Coaching at the Highest Level

Coaching a team to an NCAA Division I championship is no easy task. Erica Dambach, head coach of Penn State University’s women’s soccer team, did just that in 2015.

I originally interviewed coach Dambach for the midterm project, but decided to go another way with it. However, interviewing her and learning what it is like coaching at the highest level possible could not go unnoticed.

Coach Dambach has obviously been doing something right if she has managed to coach multiple Division I soccer programs, along with even coaching for the U.S. Women’s National Team and being part of an Olympic Gold and a World Cup.

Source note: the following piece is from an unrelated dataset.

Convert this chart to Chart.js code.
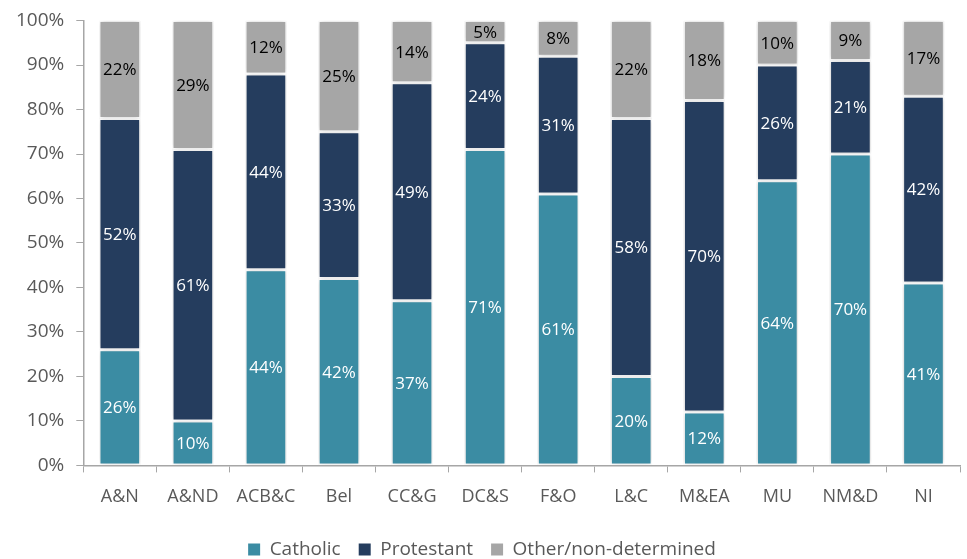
<!DOCTYPE html>
<html>
<head>
<meta charset="utf-8">
<script src="https://cdn.jsdelivr.net/npm/chart.js@4/dist/chart.umd.min.js"></script>
<style>
  html, body { margin: 0; padding: 0; background: #fff; }
  #wrap { width: 967px; height: 559px; position: relative; }
</style>
</head>
<body>
<div id="wrap"><canvas id="chart"></canvas></div>
<script>
"use strict";

const regions = ['A&N', 'A&ND', 'ACB&C', 'Bel', 'CC&G', 'DC&S', 'F&O', 'L&C', 'M&EA', 'MU', 'NM&D', 'NI'];
const catholic = [26, 10, 44, 42, 37, 71, 61, 20, 12, 64, 70, 41];
const protestant = [52, 61, 44, 33, 49, 24, 31, 58, 70, 26, 21, 42];
const other = [22, 29, 12, 25, 14, 5, 8, 22, 18, 10, 9, 17];

const FONT = "'Open Sans', 'Noto Sans', sans-serif";
const AXIS_GREY = '#A6A6A6';
const TEXT_GREY = '#595959';

/* soft shadow behind the bars, like the office chart */
const barShadow = {
    id: 'barShadow',
    beforeDatasetsDraw(chart) {
        const ctx = chart.ctx;
        ctx.save();
        ctx.shadowColor = 'rgba(0,0,0,0.22)';
        ctx.shadowBlur = 5;
        ctx.shadowOffsetX = 0;
        ctx.shadowOffsetY = 0;
    },
    afterDatasetsDraw(chart) {
        chart.ctx.restore();
    }
};

/* writes the percentage in the middle of each segment */
const segmentLabels = {
    id: 'segmentLabels',
    afterDatasetsDraw(chart) {
        const ctx = chart.ctx;
        ctx.save();
        ctx.font = `17px ${FONT}`;
        ctx.textAlign = 'center';
        ctx.textBaseline = 'middle';
        chart.data.datasets.forEach((ds, i) => {
            const meta = chart.getDatasetMeta(i);
            meta.data.forEach((bar, j) => {
                const v = ds.data[j];
                const props = bar.getProps(['x', 'y', 'base'], true);
                ctx.fillStyle = ds.labelColor;
                ctx.fillText(`${v}%`, props.x, (props.y + props.base) / 2 + 1);
            });
        });
        ctx.restore();
    }
};

const makeSet = (label, data, color, labelColor) => ({
    label: label,
    data: data,
    backgroundColor: color,
    borderColor: '#FFFFFF',
    borderWidth: 1.5,
    borderSkipped: false,
    labelColor: labelColor,
    barPercentage: 0.57,
    categoryPercentage: 1.0
});

const ctx = document.getElementById('chart').getContext('2d');
new Chart(ctx, {
    type: 'bar',
    data: {
        labels: regions,
        datasets: [
            makeSet('Catholic', catholic, '#3B8CA3', '#FFFFFF'),
            makeSet('Protestant', protestant, '#253D5E', '#FFFFFF'),
            makeSet('Other/non-determined', other, '#A6A6A6', '#000000')
        ]
    },
    options: {
        responsive: true,
        maintainAspectRatio: false,
        animation: false,
        layout: {
            padding: { top: 0, right: 7, left: 4, bottom: -10 }
        },
        plugins: {
            tooltip: { enabled: false },
            legend: {
                position: 'bottom',
                labels: {
                    font: { family: FONT, size: 19 },
                    color: TEXT_GREY,
                    boxWidth: 12,
                    boxHeight: 12,
                    padding: 18,
                    useBorderRadius: false,
                    generateLabels: (chart) => chart.data.datasets.map((ds, i) => ({
                        text: ds.label,
                        fillStyle: ds.backgroundColor,
                        strokeStyle: ds.backgroundColor,
                        lineWidth: 0,
                        datasetIndex: i,
                        fontColor: TEXT_GREY
                    }))
                }
            }
        },
        scales: {
            x: {
                stacked: true,
                grid: {
                    display: true,
                    drawOnChartArea: false,
                    drawTicks: true,
                    tickLength: 7,
                    color: AXIS_GREY,
                    offset: true
                },
                border: { color: AXIS_GREY, width: 1.5 },
                ticks: {
                    font: { family: FONT, size: 18 },
                    color: TEXT_GREY,
                    padding: 14,
                    maxRotation: 0,
                    autoSkip: false
                }
            },
            y: {
                stacked: true,
                min: 0,
                max: 100,
                grid: {
                    display: true,
                    drawOnChartArea: false,
                    drawTicks: true,
                    tickLength: 7,
                    color: AXIS_GREY
                },
                border: { color: AXIS_GREY, width: 1.5 },
                ticks: {
                    stepSize: 10,
                    font: { family: FONT, size: 19, lineHeight: 0.9 },
                    color: TEXT_GREY,
                    padding: 12,
                    callback: (v) => `${v}%`
                }
            }
        }
    },
    plugins: [barShadow, segmentLabels]
});
</script>
</body>
</html>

“It’s humbling, exciting, and eye opening,” Coach said. “It’s gratifying, you feel like you can really impact players that you never thought you could really impact.”

Being a soccer coach myself, I would like to learn as much as I can so I can better myself as a coach and the players I work with, even though six year olds could care less about how much I actually know. So I was interested to see what some of coach Dambach’s coaching philosophies were and how they have helped her in her career so far.

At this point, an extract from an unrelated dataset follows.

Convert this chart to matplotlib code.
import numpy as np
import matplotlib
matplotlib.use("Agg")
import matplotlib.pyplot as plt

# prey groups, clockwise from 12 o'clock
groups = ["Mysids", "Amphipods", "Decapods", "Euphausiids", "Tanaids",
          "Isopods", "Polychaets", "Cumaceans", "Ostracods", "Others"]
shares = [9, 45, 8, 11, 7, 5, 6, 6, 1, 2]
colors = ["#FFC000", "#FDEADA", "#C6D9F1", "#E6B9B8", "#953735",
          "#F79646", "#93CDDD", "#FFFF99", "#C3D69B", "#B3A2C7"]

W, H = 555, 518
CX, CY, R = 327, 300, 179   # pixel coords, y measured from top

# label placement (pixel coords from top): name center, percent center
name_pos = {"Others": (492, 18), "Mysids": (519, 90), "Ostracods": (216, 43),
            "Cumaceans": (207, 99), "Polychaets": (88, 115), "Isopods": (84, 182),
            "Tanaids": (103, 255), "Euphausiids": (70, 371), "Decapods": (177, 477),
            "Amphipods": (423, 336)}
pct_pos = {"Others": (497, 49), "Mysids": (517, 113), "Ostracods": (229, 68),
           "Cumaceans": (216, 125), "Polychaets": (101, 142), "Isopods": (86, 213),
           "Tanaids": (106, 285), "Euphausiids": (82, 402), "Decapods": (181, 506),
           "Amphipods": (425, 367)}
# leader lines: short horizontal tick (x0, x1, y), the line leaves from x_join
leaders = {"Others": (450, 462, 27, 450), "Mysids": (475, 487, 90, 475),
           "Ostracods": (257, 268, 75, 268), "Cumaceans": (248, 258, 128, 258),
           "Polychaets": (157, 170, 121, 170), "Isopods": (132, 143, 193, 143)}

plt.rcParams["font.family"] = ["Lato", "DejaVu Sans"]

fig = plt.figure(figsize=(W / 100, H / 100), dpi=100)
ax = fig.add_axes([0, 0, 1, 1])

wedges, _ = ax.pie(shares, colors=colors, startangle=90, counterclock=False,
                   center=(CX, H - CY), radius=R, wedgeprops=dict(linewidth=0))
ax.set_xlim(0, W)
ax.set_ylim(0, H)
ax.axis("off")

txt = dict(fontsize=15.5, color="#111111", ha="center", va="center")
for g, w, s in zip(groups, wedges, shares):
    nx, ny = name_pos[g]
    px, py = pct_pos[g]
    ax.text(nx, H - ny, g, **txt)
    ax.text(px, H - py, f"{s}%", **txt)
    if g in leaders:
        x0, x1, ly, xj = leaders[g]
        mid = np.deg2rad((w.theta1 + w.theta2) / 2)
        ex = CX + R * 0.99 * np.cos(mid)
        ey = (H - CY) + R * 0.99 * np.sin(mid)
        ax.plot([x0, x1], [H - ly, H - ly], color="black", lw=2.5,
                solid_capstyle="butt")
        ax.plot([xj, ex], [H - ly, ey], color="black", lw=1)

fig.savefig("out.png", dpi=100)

“Character is our biggest thing,” Coach said. “We bring them (recruits) in with the assumption that they can play, but sometimes athleticisms just isn’t enough… A player can wind up sitting on the bench with a bad attitude and end up leaving, or they can buy into the program and end up raising a national championship… It’s their choice.”

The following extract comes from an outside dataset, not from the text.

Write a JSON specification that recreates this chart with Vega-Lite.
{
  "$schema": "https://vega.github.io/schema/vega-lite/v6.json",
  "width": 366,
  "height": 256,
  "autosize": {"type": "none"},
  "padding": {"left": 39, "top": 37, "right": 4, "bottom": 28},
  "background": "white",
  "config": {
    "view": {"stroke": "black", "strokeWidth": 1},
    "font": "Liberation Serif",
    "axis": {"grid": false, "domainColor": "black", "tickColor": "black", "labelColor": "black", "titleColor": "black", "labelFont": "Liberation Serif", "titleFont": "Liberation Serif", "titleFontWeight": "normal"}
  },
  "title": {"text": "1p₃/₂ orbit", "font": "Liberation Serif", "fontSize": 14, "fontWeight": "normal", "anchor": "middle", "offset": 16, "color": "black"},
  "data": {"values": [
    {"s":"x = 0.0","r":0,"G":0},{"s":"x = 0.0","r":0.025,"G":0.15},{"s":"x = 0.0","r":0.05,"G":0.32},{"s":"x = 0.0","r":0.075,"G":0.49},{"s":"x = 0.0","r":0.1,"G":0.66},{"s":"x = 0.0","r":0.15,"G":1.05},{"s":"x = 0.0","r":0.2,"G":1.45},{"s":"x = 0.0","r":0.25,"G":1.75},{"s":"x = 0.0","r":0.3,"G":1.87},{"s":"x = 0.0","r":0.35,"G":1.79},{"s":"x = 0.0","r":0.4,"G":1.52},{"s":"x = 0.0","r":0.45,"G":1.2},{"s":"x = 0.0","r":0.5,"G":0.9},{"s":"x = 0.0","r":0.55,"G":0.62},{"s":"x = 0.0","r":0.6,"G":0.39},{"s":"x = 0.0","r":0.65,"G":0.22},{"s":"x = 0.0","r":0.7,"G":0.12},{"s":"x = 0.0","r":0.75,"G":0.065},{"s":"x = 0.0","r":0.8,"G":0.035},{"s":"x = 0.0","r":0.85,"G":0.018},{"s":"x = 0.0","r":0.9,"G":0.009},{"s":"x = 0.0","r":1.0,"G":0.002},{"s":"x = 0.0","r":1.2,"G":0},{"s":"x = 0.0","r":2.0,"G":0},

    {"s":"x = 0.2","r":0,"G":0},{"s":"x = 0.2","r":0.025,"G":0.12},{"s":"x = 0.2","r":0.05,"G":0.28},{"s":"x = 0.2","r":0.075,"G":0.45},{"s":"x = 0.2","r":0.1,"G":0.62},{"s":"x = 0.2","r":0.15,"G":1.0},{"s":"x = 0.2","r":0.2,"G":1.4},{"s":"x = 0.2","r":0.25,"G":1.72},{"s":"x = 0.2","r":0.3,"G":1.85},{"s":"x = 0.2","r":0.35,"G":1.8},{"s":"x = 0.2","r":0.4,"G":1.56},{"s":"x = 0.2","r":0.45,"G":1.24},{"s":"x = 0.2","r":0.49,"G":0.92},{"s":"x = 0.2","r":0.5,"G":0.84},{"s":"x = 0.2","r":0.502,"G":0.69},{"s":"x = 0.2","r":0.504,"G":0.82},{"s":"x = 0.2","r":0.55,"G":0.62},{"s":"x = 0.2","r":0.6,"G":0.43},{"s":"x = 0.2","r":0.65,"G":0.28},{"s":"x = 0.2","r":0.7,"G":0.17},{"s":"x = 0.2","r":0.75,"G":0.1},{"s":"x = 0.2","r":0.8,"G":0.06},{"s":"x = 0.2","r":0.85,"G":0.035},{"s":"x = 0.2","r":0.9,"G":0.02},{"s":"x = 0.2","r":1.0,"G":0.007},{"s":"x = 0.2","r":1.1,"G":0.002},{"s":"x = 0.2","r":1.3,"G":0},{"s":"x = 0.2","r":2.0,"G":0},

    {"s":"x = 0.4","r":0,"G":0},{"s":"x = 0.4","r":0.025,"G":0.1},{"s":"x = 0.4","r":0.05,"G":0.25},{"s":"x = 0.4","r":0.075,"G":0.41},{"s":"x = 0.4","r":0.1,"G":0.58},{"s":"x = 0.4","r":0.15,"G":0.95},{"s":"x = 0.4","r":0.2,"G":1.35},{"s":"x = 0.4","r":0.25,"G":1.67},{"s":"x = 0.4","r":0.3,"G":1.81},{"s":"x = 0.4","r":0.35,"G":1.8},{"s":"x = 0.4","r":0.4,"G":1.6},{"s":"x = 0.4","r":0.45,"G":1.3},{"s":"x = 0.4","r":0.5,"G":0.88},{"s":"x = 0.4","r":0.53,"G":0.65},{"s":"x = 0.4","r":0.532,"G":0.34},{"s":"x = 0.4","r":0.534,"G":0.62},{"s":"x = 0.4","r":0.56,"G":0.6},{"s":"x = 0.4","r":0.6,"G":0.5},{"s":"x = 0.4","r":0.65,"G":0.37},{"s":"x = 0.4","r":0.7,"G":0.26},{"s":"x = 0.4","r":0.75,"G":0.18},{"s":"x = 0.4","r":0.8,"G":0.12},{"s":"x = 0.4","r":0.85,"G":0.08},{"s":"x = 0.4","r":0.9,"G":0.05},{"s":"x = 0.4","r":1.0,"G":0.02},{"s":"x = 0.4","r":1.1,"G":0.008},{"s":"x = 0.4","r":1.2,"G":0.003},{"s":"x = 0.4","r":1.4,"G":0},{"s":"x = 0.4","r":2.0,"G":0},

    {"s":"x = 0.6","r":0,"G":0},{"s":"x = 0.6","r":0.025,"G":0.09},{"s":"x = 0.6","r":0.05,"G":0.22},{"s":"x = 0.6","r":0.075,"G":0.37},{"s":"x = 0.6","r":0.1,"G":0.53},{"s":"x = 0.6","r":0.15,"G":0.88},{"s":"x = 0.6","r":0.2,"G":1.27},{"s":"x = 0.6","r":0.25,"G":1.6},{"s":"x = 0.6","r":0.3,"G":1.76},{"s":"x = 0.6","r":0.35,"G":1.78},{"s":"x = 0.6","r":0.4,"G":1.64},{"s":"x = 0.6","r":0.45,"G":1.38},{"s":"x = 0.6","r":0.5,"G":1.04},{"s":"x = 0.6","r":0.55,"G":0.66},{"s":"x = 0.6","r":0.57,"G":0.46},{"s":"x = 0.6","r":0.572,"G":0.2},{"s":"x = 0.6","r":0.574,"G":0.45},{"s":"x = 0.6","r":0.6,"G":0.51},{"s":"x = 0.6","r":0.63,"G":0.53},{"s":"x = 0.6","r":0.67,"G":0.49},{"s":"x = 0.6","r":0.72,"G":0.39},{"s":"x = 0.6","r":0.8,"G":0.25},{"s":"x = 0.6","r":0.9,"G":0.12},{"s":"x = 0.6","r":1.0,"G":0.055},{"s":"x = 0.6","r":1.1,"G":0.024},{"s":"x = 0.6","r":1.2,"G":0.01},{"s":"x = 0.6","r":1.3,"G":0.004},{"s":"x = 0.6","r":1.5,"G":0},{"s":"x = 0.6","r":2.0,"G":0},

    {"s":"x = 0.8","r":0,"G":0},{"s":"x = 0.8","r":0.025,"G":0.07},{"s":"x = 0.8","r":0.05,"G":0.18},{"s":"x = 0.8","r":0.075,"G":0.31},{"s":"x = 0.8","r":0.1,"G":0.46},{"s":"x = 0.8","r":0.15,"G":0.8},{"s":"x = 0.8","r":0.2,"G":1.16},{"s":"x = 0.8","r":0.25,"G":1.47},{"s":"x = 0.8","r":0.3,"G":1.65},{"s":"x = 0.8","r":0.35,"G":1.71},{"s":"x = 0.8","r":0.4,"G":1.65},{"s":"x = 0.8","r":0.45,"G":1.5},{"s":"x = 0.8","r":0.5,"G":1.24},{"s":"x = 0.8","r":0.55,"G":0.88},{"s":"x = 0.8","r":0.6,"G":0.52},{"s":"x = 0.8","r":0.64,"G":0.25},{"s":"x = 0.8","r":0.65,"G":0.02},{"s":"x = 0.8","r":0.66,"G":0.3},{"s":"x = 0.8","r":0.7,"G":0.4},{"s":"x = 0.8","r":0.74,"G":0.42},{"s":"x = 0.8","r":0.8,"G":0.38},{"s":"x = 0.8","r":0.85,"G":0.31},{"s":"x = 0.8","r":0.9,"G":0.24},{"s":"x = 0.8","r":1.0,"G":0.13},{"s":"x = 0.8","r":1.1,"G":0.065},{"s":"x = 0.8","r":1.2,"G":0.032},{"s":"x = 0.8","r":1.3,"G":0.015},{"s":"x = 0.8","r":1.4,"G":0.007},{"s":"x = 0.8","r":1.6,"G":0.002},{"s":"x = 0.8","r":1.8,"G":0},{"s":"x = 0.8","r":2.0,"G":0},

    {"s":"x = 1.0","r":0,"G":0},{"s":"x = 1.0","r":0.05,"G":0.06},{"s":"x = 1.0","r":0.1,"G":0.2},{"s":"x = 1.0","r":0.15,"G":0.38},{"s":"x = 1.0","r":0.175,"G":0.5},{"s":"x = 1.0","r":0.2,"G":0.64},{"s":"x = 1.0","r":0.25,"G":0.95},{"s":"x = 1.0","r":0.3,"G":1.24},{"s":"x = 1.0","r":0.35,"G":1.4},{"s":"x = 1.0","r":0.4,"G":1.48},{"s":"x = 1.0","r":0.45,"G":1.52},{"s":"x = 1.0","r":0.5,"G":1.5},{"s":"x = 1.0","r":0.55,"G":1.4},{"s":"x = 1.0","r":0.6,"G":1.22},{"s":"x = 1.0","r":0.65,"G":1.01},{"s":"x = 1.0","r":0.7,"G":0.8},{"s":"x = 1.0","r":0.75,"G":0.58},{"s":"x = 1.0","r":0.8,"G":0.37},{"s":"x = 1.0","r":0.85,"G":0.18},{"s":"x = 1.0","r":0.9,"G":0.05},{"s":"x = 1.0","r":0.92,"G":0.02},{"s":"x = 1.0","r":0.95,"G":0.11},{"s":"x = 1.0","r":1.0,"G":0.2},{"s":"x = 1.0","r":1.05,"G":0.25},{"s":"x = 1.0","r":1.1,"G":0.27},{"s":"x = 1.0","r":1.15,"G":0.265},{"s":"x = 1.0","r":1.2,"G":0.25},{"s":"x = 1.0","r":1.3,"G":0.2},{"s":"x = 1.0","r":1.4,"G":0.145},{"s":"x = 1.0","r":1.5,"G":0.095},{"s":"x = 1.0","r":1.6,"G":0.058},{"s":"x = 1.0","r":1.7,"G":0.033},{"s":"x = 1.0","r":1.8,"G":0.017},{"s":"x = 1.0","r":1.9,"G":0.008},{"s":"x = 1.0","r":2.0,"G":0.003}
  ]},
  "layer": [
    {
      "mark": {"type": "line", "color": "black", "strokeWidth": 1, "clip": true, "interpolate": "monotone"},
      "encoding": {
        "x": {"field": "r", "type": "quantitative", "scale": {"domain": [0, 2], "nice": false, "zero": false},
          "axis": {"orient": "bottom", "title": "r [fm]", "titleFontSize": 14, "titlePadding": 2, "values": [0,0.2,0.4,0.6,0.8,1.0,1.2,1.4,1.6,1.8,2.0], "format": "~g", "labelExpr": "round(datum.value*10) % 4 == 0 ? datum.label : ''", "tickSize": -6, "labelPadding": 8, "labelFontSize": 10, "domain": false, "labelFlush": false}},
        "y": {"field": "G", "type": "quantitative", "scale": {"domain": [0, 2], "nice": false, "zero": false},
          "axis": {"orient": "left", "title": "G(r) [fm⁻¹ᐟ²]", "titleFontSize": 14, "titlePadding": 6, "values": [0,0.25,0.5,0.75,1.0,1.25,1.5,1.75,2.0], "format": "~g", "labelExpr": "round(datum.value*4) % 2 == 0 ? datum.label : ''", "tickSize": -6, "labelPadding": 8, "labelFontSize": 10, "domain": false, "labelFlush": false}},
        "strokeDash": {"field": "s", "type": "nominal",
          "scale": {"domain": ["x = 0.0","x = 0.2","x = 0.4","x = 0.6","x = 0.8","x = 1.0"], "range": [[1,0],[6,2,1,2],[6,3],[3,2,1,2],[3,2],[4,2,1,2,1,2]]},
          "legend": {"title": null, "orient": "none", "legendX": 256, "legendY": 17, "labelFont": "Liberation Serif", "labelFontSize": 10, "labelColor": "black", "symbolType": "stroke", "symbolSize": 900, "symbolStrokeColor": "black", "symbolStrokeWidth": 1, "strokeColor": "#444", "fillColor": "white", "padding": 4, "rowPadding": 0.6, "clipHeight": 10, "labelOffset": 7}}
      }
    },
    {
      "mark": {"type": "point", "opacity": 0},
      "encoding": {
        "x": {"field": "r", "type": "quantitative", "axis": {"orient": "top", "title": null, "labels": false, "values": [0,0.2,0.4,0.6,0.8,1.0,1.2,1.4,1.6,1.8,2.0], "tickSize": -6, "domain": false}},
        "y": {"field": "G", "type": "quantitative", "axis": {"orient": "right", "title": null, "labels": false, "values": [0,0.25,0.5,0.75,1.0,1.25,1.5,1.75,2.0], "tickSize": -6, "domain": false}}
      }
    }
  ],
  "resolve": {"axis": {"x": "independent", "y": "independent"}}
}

This surprised me. Penn State has one of the most historic sports programs in the country. So I figured that all they looked for were the best players in the country, ignored the personal aspect of the game, and focused solely on winning the game. It is humbling to know that coaches all the up to the Division I and national team level value attitude as much as some of my coaches in the past have.

After winning the national championship in 2015, the PSU women’s team was knocked out of the NCAA tournament in the early stages in 2016. But coach Dambach did not see that as something the team was going to let bring down their spirits for the 2017 season.

“Beyond winning it, we created a culture I always dreamed of creating,” Coach said. “You learn from all mistakes and through years of experience, you can’t get too high and too low with it.”

Currently, the team is 7-3-1 going into the second half of their season and coach Dambach is ready to take on anything their upcoming schedule has to offer them.

“This group has all the potential in the world,” Coach said. “There’s not a team that we play or going to play that scares me.”